▶ [WHAT IS NEEDED]: Retype exactly the lines from the first one through the line with "from bokeh.core.properties import value", including both ends; skip any pictures.

▶ [MATERIAL PROVIDED]:
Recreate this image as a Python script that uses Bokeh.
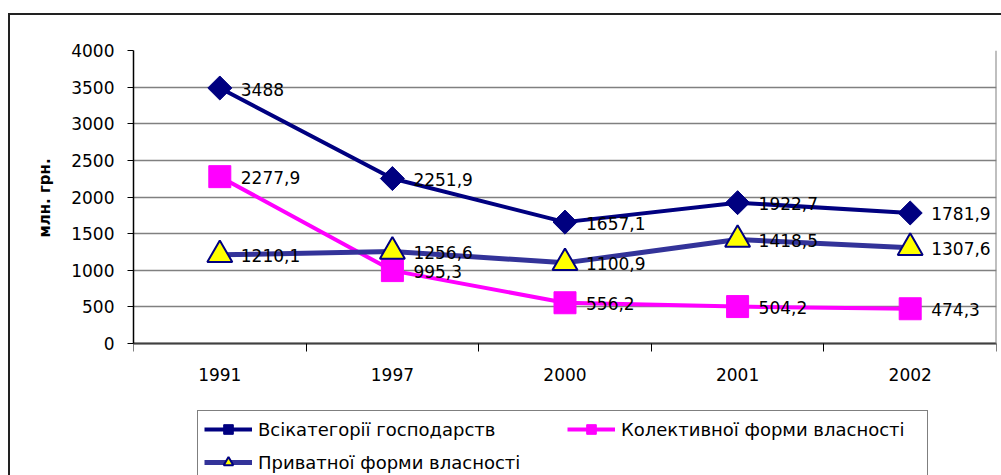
import math
from bokeh.plotting import figure
from bokeh.models import (Range1d, FixedTicker, Legend, LegendItem,
                          ColumnDataSource, Title, LinearAxis)
from bokeh.embed import file_html
from bokeh.resources import INLINE
from bokeh.core.properties import value

# ---- data ----
years = ["1991", "1997", "2000", "2001", "2002"]
all_farms = [3488, 2251.9, 1657.1, 1922.7, 1781.9]
collective = [2277.9, 995.3, 556.2, 504.2, 474.3]
private = [1210.1, 1256.6, 1100.9, 1418.5, 1307.6]
series_names = ["Всікатегорії господарств",
                "Колективної форми власності",
                "Приватної форми власності"]
y_ticks = [0, 500, 1000, 1500, 2000, 2500, 3000, 3500, 4000]
y_title = "млн. грн."

FONT = "DejaVu Sans"
n = len(years)
xs = [i + 0.5 for i in range(n)]


def fmt(v):
    return f"{v:g}".replace(".", ",")


# the frame runs down to the bottom of the window; value 0 sits 132px above it
Y_BOTTOM = -1802
p = figure(width=1001, height=475,
           x_range=Range1d(0, n), y_range=Range1d(Y_BOTTOM, y_ticks[-1]),
           output_backend="svg", toolbar_location=None,
           min_border_left=133, min_border_right=5,
           min_border_top=50, min_border_bottom=0)
p.background_fill_color = "white"
p.border_fill_color = None
p.outline_line_color = None
# outer chart border (left and top edges visible in the window)
p.styles = {
    "background-color": "white",
    "background-image": "linear-gradient(#222222, #222222), linear-gradient(#222222, #222222)",
    "background-size": "2px 100%, 100% 2px",
    "background-position": "8px 13px, 8px 13px",
    "background-repeat": "no-repeat",
}

# x axis sits at value 0
xa = p.xaxis[0]
xa.fixed_location = 0
xa.ticker = FixedTicker(ticks=xs, minor_ticks=list(range(n + 1)))
xa.major_label_overrides = {x: y for x, y in zip(xs, years)}
xa.major_tick_line_color = None
xa.major_tick_out = 0
xa.major_tick_in = 0
xa.minor_tick_out = 8
xa.minor_tick_in = 0
xa.minor_tick_line_color = "black"
xa.axis_line_color = "#404040"
xa.axis_line_width = 2
xa.major_label_standoff = 16
xa.major_label_text_font = FONT
xa.major_label_text_font_size = "17px"
xa.major_label_text_color = "black"

ya = p.yaxis[0]
ya.bounds = (y_ticks[0], y_ticks[-1])
ya.ticker = FixedTicker(ticks=y_ticks)
ya.major_tick_out = 6
ya.major_tick_in = 0
ya.minor_tick_line_color = None
ya.axis_line_color = "black"
ya.axis_line_width = 1.5
ya.major_tick_line_color = "black"
ya.major_label_standoff = 13
ya.major_label_text_font = FONT
ya.major_label_text_font_size = "17px"
ya.major_label_text_color = "black"

# right edge of the plot area
ra = LinearAxis(fixed_location=n, bounds=(y_ticks[0], y_ticks[-1]),
                ticker=FixedTicker(ticks=[]), axis_line_color="#808080",
                axis_line_width=2, major_label_text_font_size="0px",
                major_tick_line_color=None, minor_tick_line_color=None)
p.add_layout(ra, "right")

p.add_layout(Title(text=y_title, align="left", offset=238, standoff=30,
                   text_font=FONT, text_font_size="15px", text_font_style="bold",
                   text_color="black"), "left")

p.xgrid.grid_line_color = None
p.ygrid.ticker = FixedTicker(ticks=y_ticks)
p.ygrid.grid_line_color = "#808080"
p.ygrid.grid_line_width = 1.5

# series
src1 = ColumnDataSource(dict(x=xs, y=all_farms, t=[fmt(v) for v in all_farms]))
src2 = ColumnDataSource(dict(x=xs, y=collective, t=[fmt(v) for v in collective]))
src3 = ColumnDataSource(dict(x=xs, y=private, t=[fmt(v) for v in private]))

l1 = p.line("x", "y", source=src1, line_color="#000080", line_width=4)
m1 = p.scatter("x", "y", source=src1, marker="square", size=17, angle=math.pi / 4,
               fill_color="#000080", line_color="#000080")
l2 = p.line("x", "y", source=src2, line_color="#FF00FF", line_width=4)
m2 = p.scatter("x", "y", source=src2, marker="square", size=22,
               fill_color="#FF00FF", line_color="#FF00FF")
l3 = p.line("x", "y", source=src3, line_color="#333399", line_width=5)
m3 = p.scatter("x", "y", source=src3, marker="triangle", size=25,
               fill_color="#FFFF00", line_color="#000080", line_width=2)

for s in (src1, src2, src3):
    p.text("x", "y", text="t", source=s, x_offset=21, y_offset=1,
           text_font=value(FONT), text_font_size="17px", text_color="black",
           text_baseline="middle", text_align="left")

# legend
legend = Legend(items=[LegendItem(label=series_names[0], renderers=[l1, m1]),
                       LegendItem(label=series_names[1], renderers=[l2, m2]),
                       LegendItem(label=series_names[2], renderers=[l3, m3])],
                location=(64, -6), orientation="horizontal", ncols=2)
legend.label_text_font = FONT
legend.label_text_font_size = "18px"
legend.label_text_color = "black"
legend.glyph_width = 48
legend.glyph_height = 24
legend.label_standoff = 6
legend.label_height = 20
legend.label_width = 300
legend.padding = 6
legend.spacing = 9
legend.margin = 0
legend.border_line_color = "black"
legend.border_line_width = 1
legend.background_fill_color = "white"
legend.background_fill_alpha = 1
p.add_layout(legend, "center")

open("out.html", "w").write(file_html(p, INLINE))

▶ [ANSWER]:
Recreate this image as a Python script that uses Bokeh.
import math
from bokeh.plotting import figure
from bokeh.models import (Range1d, FixedTicker, Legend, LegendItem,
                          ColumnDataSource, Title, LinearAxis)
from bokeh.embed import file_html
from bokeh.resources import INLINE
from bokeh.core.properties import value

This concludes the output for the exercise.